Андрей Битов, писатель: Вот так мы и разошлись: он просто умер, а я просто жив
-Я познакомился с Виктором лет сорок назад и встречался на протяжении жизни еще раза три-четыре. Тем не менее наши отношения все эти сорок лет длились. Я был его читателем в какой-то мере, не знаю, в какой мере он был моим. Когда ему давали премию "Триумф", в жюри которой я состою, то меня выпихнули говорить о нем приветственную речь при вручении. Не зная что сказать, я сказал приблизительно вот что: "На этот раз премия дается русскому писателю именно за то, что он русский. Только настоящий русский писатель знает, каково это, простоять в двух размывающих потоках либерального террора и патриотизма и остаться самим собой". Что прежде всего удовлетворяло меня в Астафьеве - это безусловная честность и удивительная память. Только такой человек мог написать "Царь-рыбу". Когда я читал эту повесть, я заглянул в конец и увидел там раскавыченную цитату из, кажется, Апокалипсиса. При встрече я ему сказал: "Виктор, что ж такое, ты без кавычек даешь библейские тексты". Правда, иначе они не прошли бы цензуру, но он говорит: "Эти слова мне показались моими". И когда я прочитал всю "Царь-рыбу", я понял, что он был прав - это уже были его слова. Сделав такое вызывающее заявление, что премия дается русскому писателю, когда уже все разошлись по фуршету, по рюмкам, я проходил мимо Залыгина и Астафьева. Они почему-то стояли, как певцы, около рояля.
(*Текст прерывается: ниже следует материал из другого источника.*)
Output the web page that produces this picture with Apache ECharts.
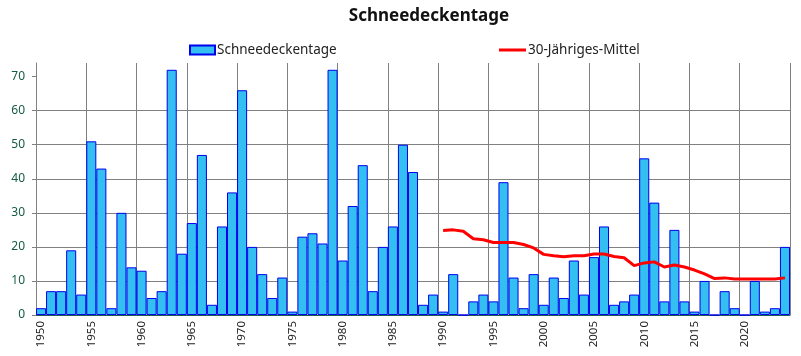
<!DOCTYPE html>
<html><head><meta charset="utf-8">
<script src="https://cdn.jsdelivr.net/npm/echarts@6/dist/echarts.min.js"></script>
<style>html,body{margin:0;padding:0;background:#fff}#c{width:801px;height:356px}</style>
</head><body><div id="c"></div>
<script>
const years = [];
for (let y = 1950; y <= 2024; y++) years.push(String(y));
const snowDays = [2,7,7,19,6,51,43,2,30,14,13,5,7,72,18,27,47,3,26,36,
  66,20,12,5,11,1,23,24,21,72,16,32,44,7,20,26,50,42,3,6,
  1,12,0,4,6,4,39,11,2,12,3,11,5,16,6,17,26,3,4,6,
  46,33,4,25,4,1,10,0,7,2,0,10,1,2,20];
const meanStartYear = 1990;
const meanValues = [24.8,25.0,24.6,22.4,22.1,21.3,21.3,21.3,20.7,19.7,
  17.8,17.4,17.1,17.4,17.4,17.9,17.9,17.2,16.8,14.5,
  15.3,15.6,14.1,14.7,14.1,13.2,12.1,10.7,10.9,10.6,
  10.6,10.6,10.6,10.6,10.9];
const yTicks = [0,10,20,30,40,50,60,70];
const meanSeries = years.map((y) => {
  const i = Number(y) - meanStartYear;
  return i >= 0 ? meanValues[i] : null;
});
const font = 'Noto Sans';
const chart = echarts.init(document.getElementById('c'));
chart.setOption({
  animation: false,
  title: {text: 'Schneedeckentage', left: 424, top: 3, textAlign: 'center',
    textStyle: {fontFamily: font, fontSize: 17, fontWeight: 'bold', color: '#111'}},
  legend: [
    {data: [{name: 'Schneedeckentage', icon: 'rect'}], left: 184, top: 38, itemWidth: 25, itemHeight: 9, itemGap: 4,
      textStyle: {fontFamily: font, fontSize: 13.5, color: '#222', padding: [0,0,0,-3]}},
    {data: [{name: '30-Jähriges-Mittel', icon: 'rect'}], left: 494, top: 38, itemWidth: 27, itemHeight: 3,
      textStyle: {fontFamily: font, fontSize: 13.5, color: '#222', padding: [0,0,0,-3]}}
  ],
  grid: {left: 36, right: 11, top: 63, bottom: 41},
  xAxis: {
    type: 'category', data: years, boundaryGap: true,
    axisLine: {lineStyle: {color: '#1f5f4f', width: 1}},
    axisTick: {interval: 4, length: 4, lineStyle: {color: '#1f6f4f'}},
    axisLabel: {interval: 4, rotate: 90, margin: 6, fontFamily: font, fontSize: 11.5, color: '#222'},
    splitLine: {show: true, interval: 4, lineStyle: {color: '#808080', width: 1}}
  },
  yAxis: {
    type: 'value', min: 0, max: 74, interval: 10,
    axisLine: {show: true, lineStyle: {color: '#808080'}},
    axisTick: {show: true, length: 4, customValues: yTicks, lineStyle: {color: '#808080'}},
    axisLabel: {customValues: yTicks, margin: 11, fontFamily: font, fontSize: 12, color: '#145a46'},
    splitLine: {show: true, showMaxLine: false, lineStyle: {color: '#808080', width: 1}}
  },
  series: [
    {name: 'Schneedeckentage', type: 'bar', data: snowDays, barWidth: '100%',
      itemStyle: {color: '#33bff2', borderColor: '#0000ee', borderWidth: 1, borderRadius: 0}},
    {name: '30-Jähriges-Mittel', type: 'line', data: meanSeries, symbol: 'none',
      connectNulls: false, lineStyle: {color: '#ff0000', width: 3}, itemStyle: {color: '#ff0000'}}
  ]
});
</script></body></html>
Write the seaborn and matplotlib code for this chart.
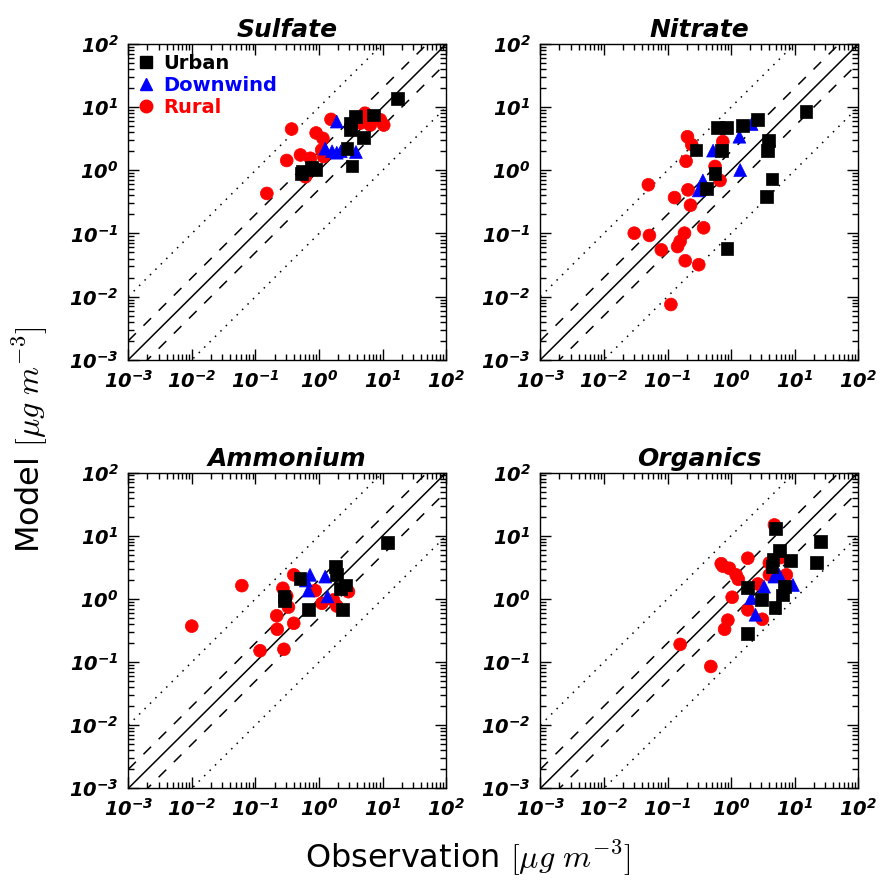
import numpy as np
import pandas as pd
import matplotlib
matplotlib.use("Agg")
import matplotlib.pyplot as plt
from matplotlib.lines import Line2D
from matplotlib.ticker import LogFormatterMathtext, LogLocator
import seaborn as sns

# ---------------- data (observation, model) ----------------
panels = ["Sulfate", "Nitrate", "Ammonium", "Organics"]

sulfate_urban_obs = [16.9, 7.2, 3.7, 3.1, 3.1, 5.0, 2.75, 3.3, 0.54, 0.77, 0.87, 0.53]
sulfate_urban_mod = [13.8, 7.5, 7.1, 5.6, 4.4, 3.3, 2.2, 1.17, 0.95, 1.12, 1.04, 0.88]
sulfate_down_obs = [1.25, 1.6, 1.9, 2.2, 3.8, 1.9]
sulfate_down_mod = [2.2, 2.0, 1.9, 2.0, 1.95, 5.9]
sulfate_rural_obs = [0.151, 0.31, 0.37, 0.51, 0.73, 0.90, 1.15, 0.61, 1.18, 1.54, 5.3, 6.4, 9.2, 10.4, 4.5, 4.0, 1.1]
sulfate_rural_mod = [0.43, 1.43, 4.5, 1.75, 1.55, 3.9, 3.2, 0.79, 1.65, 6.4, 8.0, 5.2, 6.3, 5.2, 5.6, 6.5, 2.1]

nitrate_urban_obs = [15.1, 2.6, 1.53, 0.61, 0.84, 3.9, 3.7, 0.28, 0.70, 0.56, 4.4, 3.6, 0.41, 0.86]
nitrate_urban_mod = [8.6, 6.3, 5.1, 4.8, 4.8, 2.95, 2.05, 2.1, 2.05, 0.90, 0.73, 0.38, 0.51, 0.057]
nitrate_down_obs = [2.1, 1.35, 0.52, 1.39, 0.36, 0.31]
nitrate_down_mod = [5.4, 3.4, 2.05, 1.01, 0.69, 0.48]
nitrate_rural_obs = [0.206, 0.24, 0.74, 0.196, 0.56, 0.67, 0.050, 0.21, 0.129, 0.23,
                     0.37, 0.030, 0.052, 0.185, 0.158, 0.144, 0.080, 0.19, 0.31, 0.113]
nitrate_rural_mod = [3.4, 2.55, 2.85, 1.39, 1.15, 0.69, 0.59, 0.49, 0.37, 0.28,
                     0.123, 0.101, 0.093, 0.101, 0.075, 0.062, 0.055, 0.037, 0.032, 0.0075]

ammonium_urban_obs = [11.9, 1.79, 1.86, 0.50, 2.57, 2.15, 0.29, 0.68, 2.37, 0.28]
ammonium_urban_mod = [7.8, 3.24, 2.4, 2.1, 1.66, 1.47, 0.94, 0.67, 0.67, 1.1]
ammonium_down_obs = [0.72, 1.25, 0.68, 1.36, 0.62]
ammonium_down_mod = [2.4, 2.25, 1.35, 1.09, 1.95]
ammonium_rural_obs = [0.00995, 0.061, 0.40, 0.27, 0.31, 0.33, 0.216, 0.40, 0.22, 0.118,
                      0.28, 0.87, 1.11, 1.9, 2.9, 1.68]
ammonium_rural_mod = [0.37, 1.62, 2.4, 1.47, 1.11, 0.74, 0.54, 0.41, 0.33, 0.151,
                      0.159, 1.35, 0.85, 0.77, 1.30, 0.96]

organics_urban_obs = [4.95, 25.4, 5.8, 4.55, 8.5, 22.0, 4.4, 1.83, 2.98, 6.4, 6.9, 4.9, 1.83]
organics_urban_mod = [13.1, 8.1, 5.8, 4.2, 4.0, 3.75, 3.3, 1.53, 0.99, 1.15, 1.56, 0.74, 0.285]
organics_down_obs = [5.7, 4.8, 9.4, 3.3, 2.07, 2.42]
organics_down_mod = [2.4, 2.25, 1.66, 1.56, 1.02, 0.56]
organics_rural_obs = [4.8, 1.83, 0.70, 0.74, 0.94, 1.2, 1.3, 2.64, 4.0, 7.4, 4.0,
                      1.04, 1.83, 0.89, 0.79, 3.1, 0.158, 0.48, 6.0]
organics_rural_mod = [14.8, 4.4, 3.6, 3.3, 3.05, 2.4, 2.04, 1.72, 2.4, 2.4, 3.7,
                      1.06, 0.67, 0.46, 0.33, 0.475, 0.19, 0.085, 4.5]

sites = ["Urban", "Downwind", "Rural"]
site_colors = {"Urban": "black", "Downwind": "blue", "Rural": "red"}
site_markers = {"Urban": "s", "Downwind": "^", "Rural": "o"}
ticks = [1e-3, 1e-2, 1e-1, 1e0, 1e1, 1e2]

raw = {
    "Sulfate": {"Urban": (sulfate_urban_obs, sulfate_urban_mod),
                "Downwind": (sulfate_down_obs, sulfate_down_mod),
                "Rural": (sulfate_rural_obs, sulfate_rural_mod)},
    "Nitrate": {"Urban": (nitrate_urban_obs, nitrate_urban_mod),
                "Downwind": (nitrate_down_obs, nitrate_down_mod),
                "Rural": (nitrate_rural_obs, nitrate_rural_mod)},
    "Ammonium": {"Urban": (ammonium_urban_obs, ammonium_urban_mod),
                 "Downwind": (ammonium_down_obs, ammonium_down_mod),
                 "Rural": (ammonium_rural_obs, ammonium_rural_mod)},
    "Organics": {"Urban": (organics_urban_obs, organics_urban_mod),
                 "Downwind": (organics_down_obs, organics_down_mod),
                 "Rural": (organics_rural_obs, organics_rural_mod)},
}

rows = []
for p in panels:
    for s in ["Rural", "Downwind", "Urban"]:  # draw order: urban on top
        o, m = raw[p][s]
        for a, b in zip(o, m):
            rows.append({"panel": p, "site": s, "obs": a, "model": b})
df = pd.DataFrame(rows)

# ---------------- style ----------------
sns.set_theme(style="ticks")
plt.rcParams["font.family"] = ["DejaVu Sans"]
plt.rcParams["mathtext.fontset"] = "cm"
plt.rcParams["text.color"] = "black"
plt.rcParams["axes.labelcolor"] = "black"
plt.rcParams["axes.titlecolor"] = "black"
plt.rcParams["xtick.color"] = "black"
plt.rcParams["ytick.color"] = "black"
plt.rcParams["xtick.direction"] = "in"
plt.rcParams["ytick.direction"] = "in"
plt.rcParams["axes.edgecolor"] = "black"
plt.rcParams["axes.linewidth"] = 1.0

fig, axes = plt.subplots(2, 2, figsize=(8.8, 8.83), dpi=100)
fig.subplots_adjust(left=0.1458, right=0.9753, bottom=0.1072, top=0.9502,
                    wspace=0.296, hspace=0.357)

ref = np.array([1e-3, 1e2])
for ax, p in zip(axes.flat, panels):
    sub = df[df["panel"] == p]
    # reference lines: 1:1, factor 2, factor 10
    ax.plot(ref, ref, color="black", lw=1.1, zorder=1)
    for f in (2.0, 0.5):
        ax.plot(ref, ref * f, color="black", lw=1.1, ls=(0, (7, 7)), zorder=1)
    for f in (10.0, 0.1):
        ax.plot(ref, ref * f, color="black", lw=1.1, ls=(0, (1, 4)), zorder=1)
    sns.scatterplot(data=sub, x="obs", y="model", hue="site", style="site",
                    palette=site_colors, markers=site_markers, s=85,
                    linewidth=0.5, edgecolor=None, legend=False, ax=ax, zorder=3)
    coll = ax.collections[-1]
    coll.set_edgecolors(coll.get_facecolors())
    ax.set_xscale("log")
    ax.set_yscale("log")
    ax.set_xlim(1e-3, 1e2)
    ax.set_ylim(1e-3, 1e2)
    ax.set_xticks(ticks)
    ax.set_yticks(ticks)
    ax.xaxis.set_minor_locator(LogLocator(base=10, subs=np.arange(2, 10)))
    ax.yaxis.set_minor_locator(LogLocator(base=10, subs=np.arange(2, 10)))
    ax.xaxis.set_major_formatter(LogFormatterMathtext())
    ax.yaxis.set_major_formatter(LogFormatterMathtext())
    ax.tick_params(which="major", direction="in", length=8, width=1,
                   top=True, right=True, pad=7, labelsize=14, colors="black")
    ax.tick_params(which="minor", direction="in", length=4, width=1,
                   top=True, right=True, colors="black")
    for lab in ax.get_xticklabels() + ax.get_yticklabels():
        lab.set_fontweight("bold")
        lab.set_fontstyle("italic")
    ax.set_xlabel("")
    ax.set_ylabel("")
    ax.set_title(p, fontsize=18, fontweight="bold", fontstyle="italic", pad=5,
                 color="black")
    for sp in ax.spines.values():
        sp.set_visible(True)
        sp.set_color("black")

# legend in first panel
handles = [Line2D([], [], ls="none", marker=site_markers[s], color=site_colors[s],
                  markersize=9) for s in sites]
leg = axes[0, 0].legend(handles, sites, loc="upper left", frameon=False,
                        prop={"weight": "bold", "size": 14}, handlelength=0.8,
                        handletextpad=0.5, labelspacing=0.15, borderaxespad=0.2,
                        borderpad=0.3)
for t, s in zip(leg.get_texts(), sites):
    t.set_color(site_colors[s])

fig.text(0.532, 0.028, r"Observation $[\mu g\ m^{-3}]$", ha="center", va="center",
         fontsize=23, color="black")
fig.text(0.034, 0.502, r"Model $[\mu g\ m^{-3}]$", ha="center", va="center",
         rotation=90, fontsize=23, color="black")

fig.savefig("out.png", dpi=100)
Я услышал краем уха - они не подозревали, что я прохожу мимо, - как Астафьев говорит Залыгину: "Слушай, как может Битов понимать это?". Я усмехнулся и вспомнил, что на последней встрече, на каком-то залыгинском пароходе Астафьев мне сказал: "Слушай, Андрей, ну почему ты не можешь писать просто?". Вот так мы и разошлись: он просто умер, а я просто жив.